When the South Korean automobile major Kia Motors inked an MoU with the Andhra Pradesh government last year, one of the preconditions it set was that there must be no corruption. Six months from now, the company will be rolling out its first Made-in-India car from its manufacturing facility in Anantapur. This encapsulates what the state government has been doing in the last four years to emerge as the best destination for doing business in India.
It is a paradigm shift from the previous decade when crony capitalism was the norm and senior IAS officers landed behind bars. Its adverse effects were such that when Telangana was formed, officers were reluctant to play a proactive role to get truncated Andhra back on its feet. Much of the credit for galvanising the bureaucracy and importantly, bringing in transparency, must go to CM N Chandrababu Naidu.
The challenges after division were huge. Even last fiscal, the share of industries in GSDP was 22 per cent, while that of agriculture was 34.4 per cent. The reform evidence score of 99.73 per cent and user feedback score of 86.5 per cent—introduced for the first time by the Department of Industrial Policy and Promotion in ranking the states for ease of doing business—point at Andhra’s success in gaining investor confidence. But development is still a work in progress and Andhra has miles to go to generate jobs for its youth.
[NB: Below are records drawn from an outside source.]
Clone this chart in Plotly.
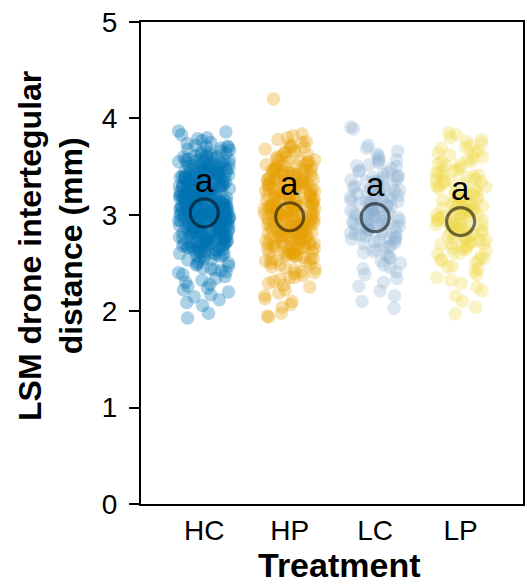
import math
import plotly.graph_objects as go

categories = ["HC", "HP", "LC", "LP"]

HC = [
3.87, 3.86, 3.83, 3.80, 3.79, 3.77, 3.75, 3.74, 3.72, 3.71,
3.70, 3.69, 3.68, 3.67, 3.66, 3.65, 3.64, 3.63, 3.62, 3.61,
3.60, 3.60, 3.59, 3.58, 3.57, 3.56, 3.56, 3.55, 3.54, 3.53,
3.53, 3.52, 3.51, 3.50, 3.50, 3.49, 3.48, 3.48, 3.47, 3.46,
3.45, 3.45, 3.44, 3.43, 3.43, 3.42, 3.41, 3.41, 3.40, 3.39,
3.39, 3.38, 3.37, 3.37, 3.36, 3.35, 3.35, 3.34, 3.33, 3.33,
3.32, 3.31, 3.31, 3.30, 3.29, 3.29, 3.28, 3.28, 3.27, 3.26,
3.26, 3.25, 3.24, 3.24, 3.23, 3.23, 3.22, 3.21, 3.21, 3.20,
3.20, 3.19, 3.18, 3.18, 3.17, 3.17, 3.16, 3.15, 3.15, 3.14,
3.14, 3.13, 3.12, 3.12, 3.11, 3.11, 3.10, 3.10, 3.09, 3.08,
3.08, 3.07, 3.07, 3.06, 3.06, 3.05, 3.04, 3.04, 3.03, 3.03,
3.02, 3.02, 3.01, 3.00, 3.00, 2.99, 2.99, 2.98, 2.98, 2.97,
2.96, 2.96, 2.95, 2.95, 2.94, 2.93, 2.93, 2.92, 2.92, 2.91,
2.90, 2.90, 2.89, 2.89, 2.88, 2.87, 2.87, 2.86, 2.85, 2.85,
2.84, 2.83, 2.83, 2.82, 2.81, 2.81, 2.80, 2.79, 2.79, 2.78,
2.77, 2.77, 2.76, 2.75, 2.74, 2.74, 2.73, 2.72, 2.71, 2.71,
2.70, 2.69, 2.68, 2.67, 2.66, 2.65, 2.64, 2.63, 2.62, 2.61,
2.60, 2.59, 2.58, 2.57, 2.55, 2.54, 2.53, 2.51, 2.50, 2.48,
2.47, 2.45, 2.43, 2.42, 2.40, 2.38, 2.36, 2.34, 2.32, 2.30,
2.28, 2.26, 2.24, 2.22, 2.20, 2.17, 2.15, 2.12, 2.09, 2.06,
1.98, 1.93,
3.45, 3.38, 3.31, 3.22, 3.15, 3.08, 3.01, 2.95, 2.88, 2.81,
2.74, 2.66, 3.42, 3.35, 3.27, 3.19, 3.12, 3.05, 2.98, 2.91,
2.84, 2.77, 2.70, 3.48, 3.40, 3.33, 3.25, 3.17, 3.09, 3.02,
2.96, 2.89, 2.82, 2.75, 2.68, 2.62, 3.55, 3.36, 3.28, 3.13,
3.04, 2.99, 2.92, 2.86, 2.79, 2.72, 3.62, 3.52, 3.44, 3.23,
3.16, 3.07, 2.97, 2.83, 2.64, 2.57, 3.58, 3.47, 3.32, 3.20,
3.50, 3.41, 3.34, 3.26, 3.18, 3.11, 3.03, 2.94, 2.87, 2.80,
2.73, 2.65, 2.58, 3.46, 3.37, 3.29, 3.21, 3.14, 3.06, 2.99,
2.93, 2.85, 2.78, 2.69, 3.53, 3.43, 3.30, 3.24, 3.10, 3.00,
2.91, 2.88, 2.76, 2.63, 3.57, 3.39, 3.27, 3.15, 3.05, 2.97,
2.86, 2.72, 3.65, 3.49, 3.34, 3.18, 3.02, 2.90, 2.80, 2.68,
2.55, 2.49, 2.44, 3.71, 3.60, 3.22, 3.11, 2.95, 2.84, 2.41,
3.36, 3.29, 3.21, 3.13, 3.05, 2.98, 2.90, 2.83, 2.75, 2.67,
3.44, 3.31, 3.19, 3.07, 2.96, 2.85, 2.73, 2.60, 3.52, 3.39,
3.25, 3.12, 3.00, 2.88, 2.77, 2.66, 3.47, 3.34, 3.22, 3.09,
2.97, 2.86, 2.74, 2.61, 3.56, 3.42, 3.28, 3.16, 3.04, 2.93,
2.81, 2.70, 3.49, 3.37, 3.23, 3.10, 2.99, 2.87, 2.78, 2.64,
3.40, 3.26, 3.14, 3.03, 2.92, 2.80, 2.69, 3.33, 3.18, 3.06,
2.94, 2.82, 3.45, 3.30, 3.08, 2.89, 2.71, 3.54, 3.20, 2.98,
2.79, 3.38, 3.12, 2.91, 3.27, 3.01, 2.84, 3.43, 3.16, 2.95,
]

HP = [
4.20, 3.84, 3.82, 3.80, 3.78, 3.76, 3.75, 3.73, 3.71, 3.70,
3.68, 3.67, 3.65, 3.64, 3.62, 3.61, 3.60, 3.58, 3.57, 3.56,
3.55, 3.54, 3.52, 3.51, 3.50, 3.49, 3.48, 3.47, 3.46, 3.45,
3.44, 3.43, 3.42, 3.41, 3.40, 3.39, 3.38, 3.37, 3.36, 3.35,
3.34, 3.33, 3.32, 3.31, 3.30, 3.29, 3.28, 3.27, 3.26, 3.25,
3.24, 3.23, 3.22, 3.21, 3.20, 3.19, 3.18, 3.17, 3.16, 3.15,
3.14, 3.13, 3.12, 3.11, 3.10, 3.09, 3.08, 3.07, 3.06, 3.05,
3.04, 3.03, 3.02, 3.01, 3.00, 2.99, 2.98, 2.97, 2.96, 2.95,
2.94, 2.93, 2.92, 2.91, 2.90, 2.89, 2.88, 2.87, 2.86, 2.85,
2.84, 2.83, 2.82, 2.81, 2.80, 2.79, 2.78, 2.77, 2.76, 2.75,
2.74, 2.73, 2.72, 2.71, 2.70, 2.69, 2.68, 2.66, 2.65, 2.64,
2.62, 2.61, 2.60, 2.58, 2.57, 2.55, 2.54, 2.52, 2.51, 2.49,
2.48, 2.46, 2.44, 2.43, 2.41, 2.39, 2.37, 2.35, 2.33, 2.31,
2.29, 2.27, 2.25, 2.22, 2.19, 2.16, 2.13, 2.10, 2.07, 2.04,
1.98, 1.95, 1.94,
3.02, 2.97, 3.11, 2.88, 3.21, 2.79, 3.31, 2.69, 3.41, 2.59,
3.06, 2.93, 3.16, 2.84, 3.26, 2.74, 3.36, 2.64, 3.46, 2.54,
3.44, 3.36, 3.28, 3.19, 3.09, 3.01, 2.92, 2.84, 2.76, 2.67,
2.58, 3.52, 3.33, 3.14, 2.96, 2.78, 2.63, 3.48, 3.24, 3.05,
2.87, 2.71, 2.53, 3.39, 3.12,
3.42, 3.34, 3.25, 3.17, 3.08, 3.00, 2.91, 2.83, 2.74, 2.66,
2.57, 3.50, 3.30, 3.13, 2.94, 2.80, 2.61, 3.55, 3.22, 3.03,
2.89, 2.70, 2.50, 3.37, 3.15, 3.60, 2.99, 2.82, 2.45, 3.65,
3.27, 3.07, 2.86, 2.73, 2.40, 3.70, 3.46, 2.95, 2.62, 2.35,
3.43, 3.32, 3.20, 3.10, 2.99, 2.88, 2.77, 2.68, 2.56, 3.50,
3.38, 3.26, 3.15, 3.04, 2.93, 2.81, 2.70, 2.60, 3.46, 3.35,
3.23, 3.11, 3.00, 2.90, 2.79, 2.67, 3.55, 3.29, 3.06, 2.85,
2.65, 3.41, 3.18, 2.97, 2.75, 3.33, 3.08, 2.89, 3.24, 3.02,
]

LC = [
3.91, 3.89, 3.72, 3.69, 3.66, 3.63, 3.61, 3.58, 3.56, 3.54,
3.52, 3.50, 3.48, 3.46, 3.44, 3.42, 3.40, 3.39, 3.37, 3.35,
3.33, 3.32, 3.30, 3.28, 3.27, 3.25, 3.24, 3.22, 3.21, 3.19,
3.18, 3.16, 3.15, 3.13, 3.12, 3.10, 3.09, 3.08, 3.06, 3.05,
3.03, 3.02, 3.01, 2.99, 2.98, 2.97, 2.95, 2.94, 2.93, 2.91,
2.90, 2.89, 2.87, 2.86, 2.85, 2.83, 2.82, 2.80, 2.79, 2.77,
2.76, 2.74, 2.72, 2.70, 2.68, 2.66, 2.64, 2.61, 2.58, 2.55,
2.52, 2.48, 2.45, 2.41, 2.38, 2.34, 2.30, 2.26, 2.21, 2.16,
2.10, 2.03,
3.45, 3.36, 3.26, 3.17, 3.07, 2.98, 2.88, 2.78, 2.67, 2.56,
3.51, 3.29, 3.11, 2.96, 2.81, 2.62, 3.40, 3.20, 3.04, 2.92,
2.84, 2.71, 2.50, 3.57, 3.34, 3.14, 3.00, 2.87, 2.75, 2.44,
3.31, 3.23, 3.14, 3.06, 2.99, 2.91, 2.83, 2.76, 3.38, 3.19,
3.02, 2.88, 2.73, 3.27, 3.09, 2.95, 2.80, 3.35, 3.12, 2.93,
]

LP = [
3.85, 3.83, 3.80, 3.78, 3.76, 3.74, 3.71, 3.69, 3.66, 3.64,
3.62, 3.59, 3.57, 3.55, 3.53, 3.51, 3.49, 3.47, 3.45, 3.43,
3.41, 3.39, 3.37, 3.35, 3.33, 3.31, 3.29, 3.27, 3.25, 3.23,
3.21, 3.19, 3.17, 3.15, 3.13, 3.11, 3.09, 3.07, 3.05, 3.03,
3.01, 2.99, 2.97, 2.95, 2.93, 2.91, 2.89, 2.87, 2.85, 2.83,
2.81, 2.79, 2.77, 2.75, 2.73, 2.71, 2.69, 2.67, 2.65, 2.63,
2.61, 2.59, 2.57, 2.55, 2.53, 2.50, 2.47, 2.44, 2.41, 2.38,
2.35, 2.32, 2.29, 2.25, 2.21, 2.16, 2.10, 2.04, 1.97,
3.00, 2.90, 3.10, 2.80, 3.20, 2.70, 3.05, 2.95, 2.85, 3.15,
3.44, 3.34, 3.24, 3.14, 3.04, 2.94, 2.84, 2.74, 2.64, 2.54,
3.52, 3.30, 3.12, 2.98, 2.82, 2.66, 3.40, 3.18, 3.02, 2.88,
2.78, 2.60, 2.46, 3.60, 3.36, 3.08, 2.92, 2.72, 2.52, 3.70,
3.46, 3.35, 3.22, 3.11, 3.00, 2.90, 2.79, 2.68, 3.55, 3.28,
3.06, 2.86, 2.70, 3.41, 3.16, 2.96, 2.76, 3.65, 3.32, 3.01,
]

group_means = [3.02, 2.98, 2.97, 2.93]
letters = ["a", "a", "a", "a"]

values = [HC, HP, LC, LP]
colors = ["0,114,178", "230,159,0", "140,175,210", "238,215,70"]
point_alpha = [0.33, 0.32, 0.30, 0.31]

FONT = "Liberation Sans"


def jitter(i, k):
    # deterministic hash-based horizontal spread (presentation only)
    h = math.sin(i * 12.9898 + k * 78.233) * 43758.5453
    return (h - math.floor(h) - 0.5) * 0.6


fig = go.Figure()
for k, (cat, vals, col) in enumerate(zip(categories, values, colors)):
    xs = [k + jitter(i, k) for i in range(len(vals))]
    fig.add_trace(go.Scatter(
        x=xs, y=vals, mode="markers",
        marker=dict(size=13.5, color=f"rgba({col},{point_alpha[k]})", line=dict(width=0)),
        showlegend=False, hoverinfo="skip",
    ))

for k, (m, col) in enumerate(zip(group_means, colors)):
    fig.add_trace(go.Scatter(
        x=[k], y=[m], mode="markers",
        marker=dict(size=28, color=f"rgba({col},0.25)",
                    line=dict(width=3.2, color="rgba(0,0,0,0.55)")),
        showlegend=False, hoverinfo="skip",
    ))
    fig.add_annotation(x=k, y=m + 0.34, text=letters[k], showarrow=False,
                       xref="x", yref="y", xanchor="center", yanchor="middle",
                       font=dict(size=33, color="black", family=FONT))

fig.add_annotation(x=-0.236, y=0.535, xref="paper", yref="paper",
                   xanchor="center", yanchor="middle",
                   text="<b>LSM drone intertegular<br>distance (mm)</b>",
                   textangle=-90, showarrow=False,
                   font=dict(size=32, color="black", family=FONT))
fig.add_annotation(x=0.52, y=-0.127, xref="paper", yref="paper",
                   xanchor="center", yanchor="middle",
                   text="<b>Treatment</b>", showarrow=False,
                   font=dict(size=34, color="black", family=FONT))

fig.update_layout(
    width=527, height=586,
    margin=dict(l=141, r=2, t=22, b=82),
    plot_bgcolor="white", paper_bgcolor="white",
    font=dict(family=FONT, color="black"),
)
fig.update_xaxes(
    tickmode="array", tickvals=list(range(len(categories))), ticktext=categories,
    range=[-0.74, 3.73], showgrid=False, zeroline=False,
    showline=True, linewidth=2, linecolor="black", mirror=True,
    ticks="", tickfont=dict(size=28, color="black"), ticklabelstandoff=0,
)
fig.update_yaxes(
    range=[0, 5], tickvals=[0, 1, 2, 3, 4, 5], showgrid=False, zeroline=False,
    showline=True, linewidth=2, linecolor="black", mirror=True,
    ticks="outside", ticklen=10, tickwidth=2, tickcolor="black",
    tickfont=dict(size=28, color="black"), ticklabelstandoff=6,
)

fig.write_html("out.html", config={"displayModeBar": False},
               post_script="document.body.style.margin='0';document.body.style.overflow='hidden';")
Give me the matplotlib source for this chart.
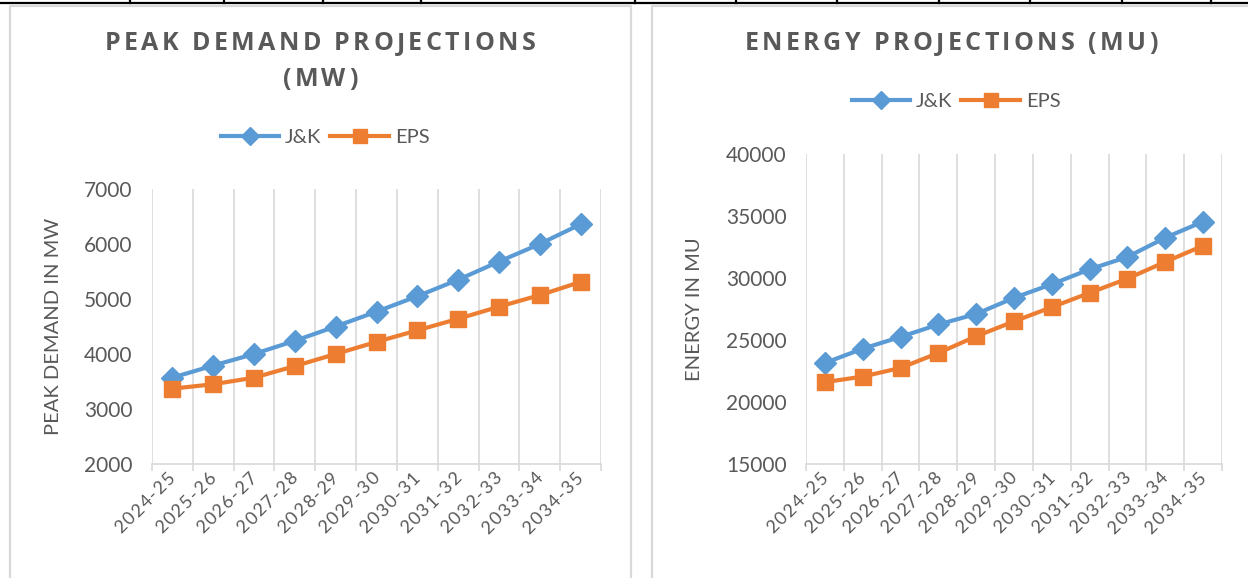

Telangana, which lost the top position by a whisker, scored 100 per cent in reform evidence score. Having inherited Hyderabad, it has been giving tough competition to Naidu, thanks in large measure to IT Minister K T Rama Rao. Its industrial policy, TS-iPASS, has attracted over `1.23 lakh crore worth investment proposals in three years. An IKEA store to be opened in Hyderabad this month, the first in the nation, is just its latest trophy. It’s an irony, albeit welcome, that Andhra is now competing with the once-neglected Telangana. Thankfully, the rancour of the past has given way to the healthy competition of the present.